Provided material ::
## Start
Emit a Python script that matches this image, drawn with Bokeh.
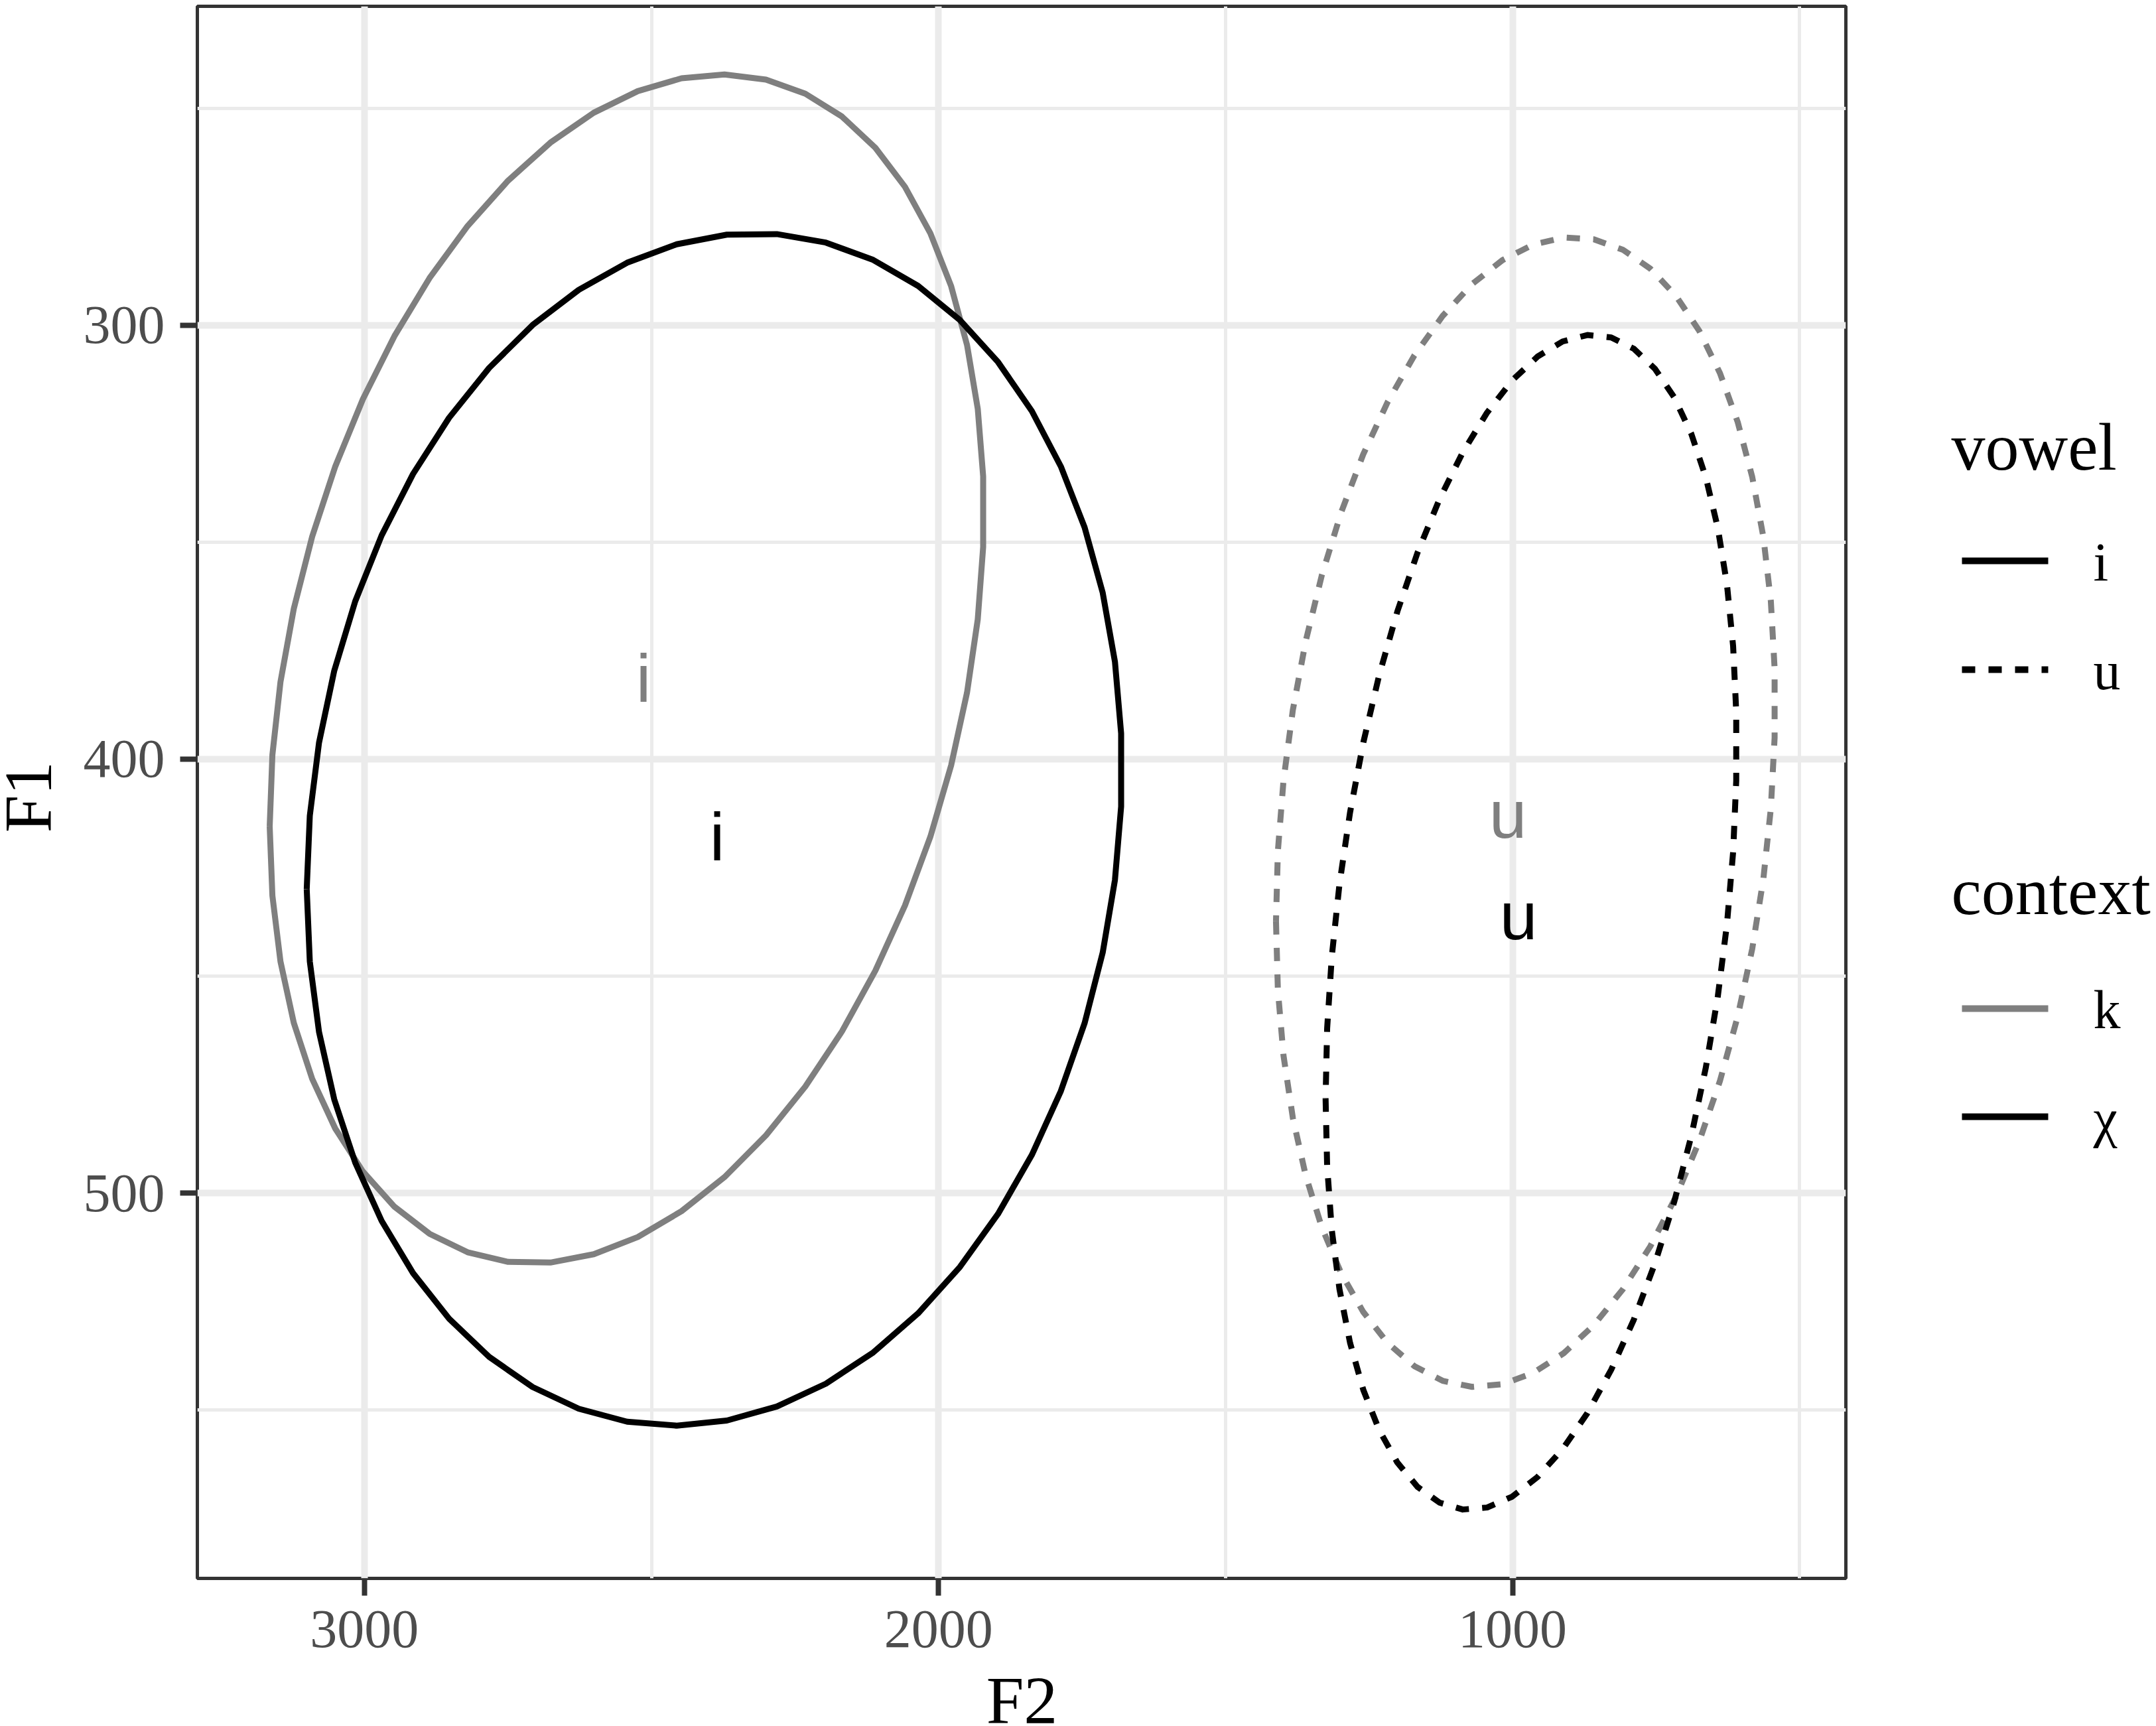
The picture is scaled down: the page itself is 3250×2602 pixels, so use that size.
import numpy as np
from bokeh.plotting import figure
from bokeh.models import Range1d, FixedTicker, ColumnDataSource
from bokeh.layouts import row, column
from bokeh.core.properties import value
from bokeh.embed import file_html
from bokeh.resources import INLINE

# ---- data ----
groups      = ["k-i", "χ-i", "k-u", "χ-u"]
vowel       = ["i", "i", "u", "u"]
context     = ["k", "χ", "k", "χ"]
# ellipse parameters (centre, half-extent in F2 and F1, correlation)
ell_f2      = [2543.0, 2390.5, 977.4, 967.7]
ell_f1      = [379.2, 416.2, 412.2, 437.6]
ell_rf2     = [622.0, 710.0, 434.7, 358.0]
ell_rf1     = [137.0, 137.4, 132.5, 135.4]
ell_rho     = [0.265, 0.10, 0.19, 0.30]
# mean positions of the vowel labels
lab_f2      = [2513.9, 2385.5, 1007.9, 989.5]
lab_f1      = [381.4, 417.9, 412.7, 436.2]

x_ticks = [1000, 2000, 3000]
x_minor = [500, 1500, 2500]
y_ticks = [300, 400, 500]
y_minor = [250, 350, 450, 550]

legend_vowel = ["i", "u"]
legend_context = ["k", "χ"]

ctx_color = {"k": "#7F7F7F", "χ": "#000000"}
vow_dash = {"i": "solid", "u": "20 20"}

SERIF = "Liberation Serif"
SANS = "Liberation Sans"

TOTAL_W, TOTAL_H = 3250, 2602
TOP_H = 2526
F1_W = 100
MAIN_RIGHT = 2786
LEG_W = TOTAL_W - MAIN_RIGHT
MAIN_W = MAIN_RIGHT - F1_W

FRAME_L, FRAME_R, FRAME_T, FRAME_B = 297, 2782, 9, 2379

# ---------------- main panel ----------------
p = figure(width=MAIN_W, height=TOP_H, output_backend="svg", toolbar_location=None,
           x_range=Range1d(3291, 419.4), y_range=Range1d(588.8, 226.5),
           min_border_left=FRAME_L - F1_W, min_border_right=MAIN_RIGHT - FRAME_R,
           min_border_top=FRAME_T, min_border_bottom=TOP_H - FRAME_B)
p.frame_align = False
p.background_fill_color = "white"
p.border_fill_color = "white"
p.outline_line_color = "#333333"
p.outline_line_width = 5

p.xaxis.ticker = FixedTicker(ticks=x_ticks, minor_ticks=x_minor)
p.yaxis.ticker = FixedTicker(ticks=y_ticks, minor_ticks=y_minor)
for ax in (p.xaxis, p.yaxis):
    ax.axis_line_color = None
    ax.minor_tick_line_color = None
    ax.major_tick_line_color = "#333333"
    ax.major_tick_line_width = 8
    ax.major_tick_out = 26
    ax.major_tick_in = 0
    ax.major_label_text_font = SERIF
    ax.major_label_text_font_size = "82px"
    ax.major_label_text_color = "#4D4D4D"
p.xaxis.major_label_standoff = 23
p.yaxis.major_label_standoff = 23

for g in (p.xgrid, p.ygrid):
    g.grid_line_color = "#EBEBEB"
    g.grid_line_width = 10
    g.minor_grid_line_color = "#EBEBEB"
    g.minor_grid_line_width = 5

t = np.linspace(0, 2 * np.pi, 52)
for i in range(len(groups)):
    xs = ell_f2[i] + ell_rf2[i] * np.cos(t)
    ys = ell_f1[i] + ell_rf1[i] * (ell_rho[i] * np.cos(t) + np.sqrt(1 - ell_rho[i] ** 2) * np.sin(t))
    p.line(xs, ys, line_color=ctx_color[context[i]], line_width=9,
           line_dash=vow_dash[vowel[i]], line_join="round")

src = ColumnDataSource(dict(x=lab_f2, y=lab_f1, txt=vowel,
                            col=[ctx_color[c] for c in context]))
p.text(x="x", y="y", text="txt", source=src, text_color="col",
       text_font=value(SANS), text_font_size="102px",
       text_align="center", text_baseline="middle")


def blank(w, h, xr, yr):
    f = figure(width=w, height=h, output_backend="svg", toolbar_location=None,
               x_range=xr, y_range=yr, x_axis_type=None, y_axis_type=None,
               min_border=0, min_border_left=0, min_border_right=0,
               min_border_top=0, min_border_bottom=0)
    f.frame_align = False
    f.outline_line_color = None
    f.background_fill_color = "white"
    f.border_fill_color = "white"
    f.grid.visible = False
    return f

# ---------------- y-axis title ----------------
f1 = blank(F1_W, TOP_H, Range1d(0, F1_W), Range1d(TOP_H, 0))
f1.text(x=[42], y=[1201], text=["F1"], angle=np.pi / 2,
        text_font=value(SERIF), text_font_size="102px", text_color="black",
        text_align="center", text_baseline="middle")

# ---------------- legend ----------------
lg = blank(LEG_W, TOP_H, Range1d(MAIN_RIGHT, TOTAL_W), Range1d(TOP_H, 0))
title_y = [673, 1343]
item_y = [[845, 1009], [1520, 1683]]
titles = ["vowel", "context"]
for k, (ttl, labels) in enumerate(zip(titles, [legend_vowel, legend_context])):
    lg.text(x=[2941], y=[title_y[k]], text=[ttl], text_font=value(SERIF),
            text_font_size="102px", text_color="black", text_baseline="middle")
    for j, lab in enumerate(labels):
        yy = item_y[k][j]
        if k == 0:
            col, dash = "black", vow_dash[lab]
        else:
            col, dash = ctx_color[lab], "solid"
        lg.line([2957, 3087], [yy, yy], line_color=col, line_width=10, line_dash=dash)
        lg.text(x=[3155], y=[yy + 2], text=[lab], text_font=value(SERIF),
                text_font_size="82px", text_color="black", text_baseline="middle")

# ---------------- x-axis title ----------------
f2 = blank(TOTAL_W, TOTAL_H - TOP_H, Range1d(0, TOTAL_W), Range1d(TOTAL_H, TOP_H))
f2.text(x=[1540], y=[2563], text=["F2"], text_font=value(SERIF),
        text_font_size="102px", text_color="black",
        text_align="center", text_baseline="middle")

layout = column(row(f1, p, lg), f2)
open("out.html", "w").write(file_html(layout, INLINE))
## End
Given request ::
Leave out any pictures and return exactly the lines from the beginning of the data through the line with "p.outline_line_width = 5", inclusive.

Final answer ::
Emit a Python script that matches this image, drawn with Bokeh.
The picture is scaled down: the page itself is 3250×2602 pixels, so use that size.
import numpy as np
from bokeh.plotting import figure
from bokeh.models import Range1d, FixedTicker, ColumnDataSource
from bokeh.layouts import row, column
from bokeh.core.properties import value
from bokeh.embed import file_html
from bokeh.resources import INLINE

# ---- data ----
groups      = ["k-i", "χ-i", "k-u", "χ-u"]
vowel       = ["i", "i", "u", "u"]
context     = ["k", "χ", "k", "χ"]
# ellipse parameters (centre, half-extent in F2 and F1, correlation)
ell_f2      = [2543.0, 2390.5, 977.4, 967.7]
ell_f1      = [379.2, 416.2, 412.2, 437.6]
ell_rf2     = [622.0, 710.0, 434.7, 358.0]
ell_rf1     = [137.0, 137.4, 132.5, 135.4]
ell_rho     = [0.265, 0.10, 0.19, 0.30]
# mean positions of the vowel labels
lab_f2      = [2513.9, 2385.5, 1007.9, 989.5]
lab_f1      = [381.4, 417.9, 412.7, 436.2]

x_ticks = [1000, 2000, 3000]
x_minor = [500, 1500, 2500]
y_ticks = [300, 400, 500]
y_minor = [250, 350, 450, 550]

legend_vowel = ["i", "u"]
legend_context = ["k", "χ"]

ctx_color = {"k": "#7F7F7F", "χ": "#000000"}
vow_dash = {"i": "solid", "u": "20 20"}

SERIF = "Liberation Serif"
SANS = "Liberation Sans"

TOTAL_W, TOTAL_H = 3250, 2602
TOP_H = 2526
F1_W = 100
MAIN_RIGHT = 2786
LEG_W = TOTAL_W - MAIN_RIGHT
MAIN_W = MAIN_RIGHT - F1_W

FRAME_L, FRAME_R, FRAME_T, FRAME_B = 297, 2782, 9, 2379

# ---------------- main panel ----------------
p = figure(width=MAIN_W, height=TOP_H, output_backend="svg", toolbar_location=None,
           x_range=Range1d(3291, 419.4), y_range=Range1d(588.8, 226.5),
           min_border_left=FRAME_L - F1_W, min_border_right=MAIN_RIGHT - FRAME_R,
           min_border_top=FRAME_T, min_border_bottom=TOP_H - FRAME_B)
p.frame_align = False
p.background_fill_color = "white"
p.border_fill_color = "white"
p.outline_line_color = "#333333"
p.outline_line_width = 5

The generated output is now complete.